Retype the lines beneath this one, from the first through the line containing "const LW = 11;". Pictures are left out.

==============================

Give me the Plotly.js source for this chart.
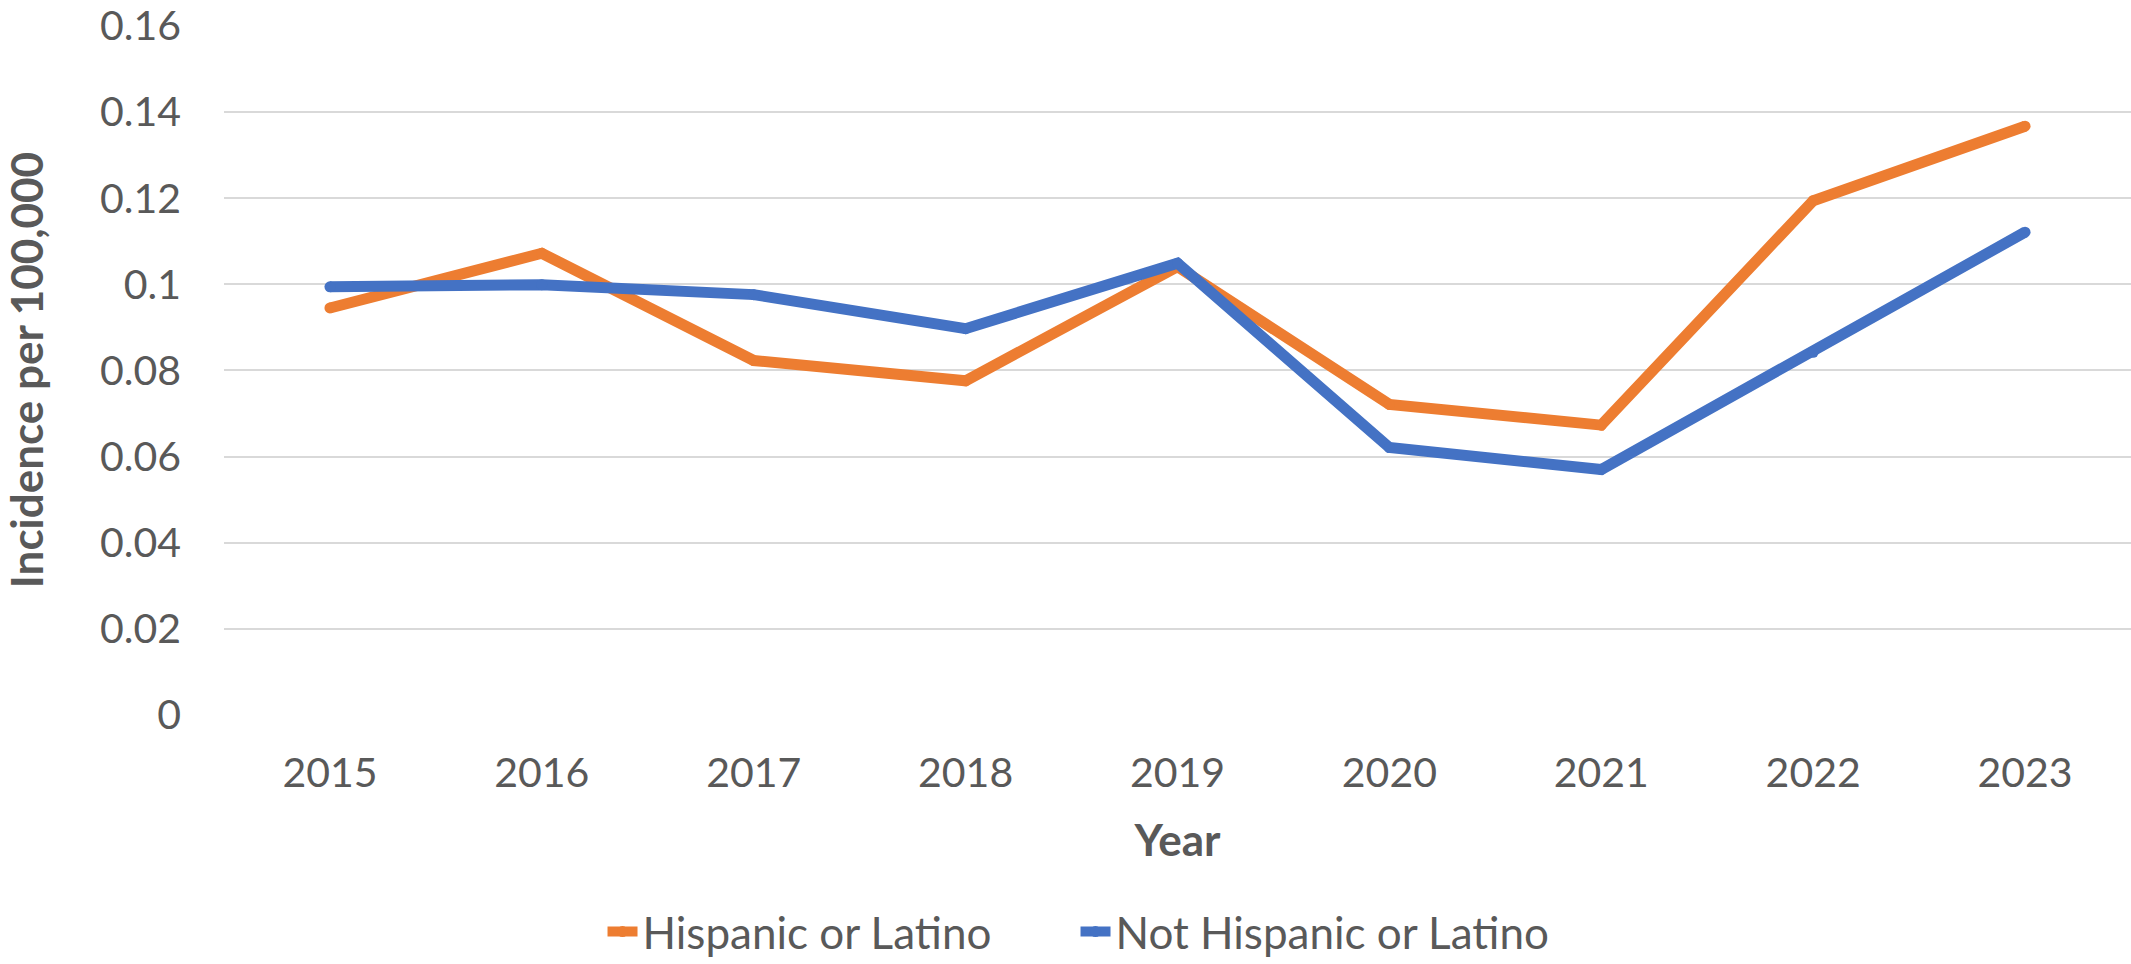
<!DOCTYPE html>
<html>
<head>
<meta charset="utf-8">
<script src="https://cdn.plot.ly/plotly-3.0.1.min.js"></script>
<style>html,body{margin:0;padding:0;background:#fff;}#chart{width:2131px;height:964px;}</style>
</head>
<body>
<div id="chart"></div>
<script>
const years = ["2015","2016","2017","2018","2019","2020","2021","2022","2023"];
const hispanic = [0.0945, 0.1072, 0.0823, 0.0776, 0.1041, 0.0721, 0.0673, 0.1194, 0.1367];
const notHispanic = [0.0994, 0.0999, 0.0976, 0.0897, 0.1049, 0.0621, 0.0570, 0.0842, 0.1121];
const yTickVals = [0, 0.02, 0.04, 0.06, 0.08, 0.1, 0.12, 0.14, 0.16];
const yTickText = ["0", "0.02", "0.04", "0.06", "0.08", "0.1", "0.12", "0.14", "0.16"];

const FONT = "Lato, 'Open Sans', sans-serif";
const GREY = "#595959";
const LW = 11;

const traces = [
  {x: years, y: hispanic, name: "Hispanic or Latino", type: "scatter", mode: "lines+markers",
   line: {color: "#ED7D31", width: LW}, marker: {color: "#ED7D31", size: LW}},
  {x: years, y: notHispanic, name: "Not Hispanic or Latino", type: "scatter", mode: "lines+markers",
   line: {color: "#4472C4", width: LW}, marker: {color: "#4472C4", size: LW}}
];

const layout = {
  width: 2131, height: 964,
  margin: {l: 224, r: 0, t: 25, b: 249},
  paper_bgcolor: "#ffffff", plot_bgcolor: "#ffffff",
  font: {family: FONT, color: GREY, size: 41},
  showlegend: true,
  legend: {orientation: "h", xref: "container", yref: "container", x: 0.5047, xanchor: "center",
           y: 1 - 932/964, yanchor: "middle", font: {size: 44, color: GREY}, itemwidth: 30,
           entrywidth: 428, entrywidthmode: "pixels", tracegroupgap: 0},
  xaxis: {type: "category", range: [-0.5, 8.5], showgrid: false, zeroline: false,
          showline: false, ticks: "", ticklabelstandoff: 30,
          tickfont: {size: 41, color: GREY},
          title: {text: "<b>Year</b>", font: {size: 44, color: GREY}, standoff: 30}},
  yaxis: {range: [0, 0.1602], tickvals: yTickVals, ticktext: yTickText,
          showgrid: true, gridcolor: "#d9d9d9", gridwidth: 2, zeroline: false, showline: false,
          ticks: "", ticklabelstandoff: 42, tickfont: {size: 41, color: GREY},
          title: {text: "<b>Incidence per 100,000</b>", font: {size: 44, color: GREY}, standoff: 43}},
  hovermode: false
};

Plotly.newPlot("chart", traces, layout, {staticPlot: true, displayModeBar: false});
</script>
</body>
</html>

==============================

### EXERCISE RESULT:
Give me the Plotly.js source for this chart.
<!DOCTYPE html>
<html>
<head>
<meta charset="utf-8">
<script src="https://cdn.plot.ly/plotly-3.0.1.min.js"></script>
<style>html,body{margin:0;padding:0;background:#fff;}#chart{width:2131px;height:964px;}</style>
</head>
<body>
<div id="chart"></div>
<script>
const years = ["2015","2016","2017","2018","2019","2020","2021","2022","2023"];
const hispanic = [0.0945, 0.1072, 0.0823, 0.0776, 0.1041, 0.0721, 0.0673, 0.1194, 0.1367];
const notHispanic = [0.0994, 0.0999, 0.0976, 0.0897, 0.1049, 0.0621, 0.0570, 0.0842, 0.1121];
const yTickVals = [0, 0.02, 0.04, 0.06, 0.08, 0.1, 0.12, 0.14, 0.16];
const yTickText = ["0", "0.02", "0.04", "0.06", "0.08", "0.1", "0.12", "0.14", "0.16"];

const FONT = "Lato, 'Open Sans', sans-serif";
const GREY = "#595959";
const LW = 11;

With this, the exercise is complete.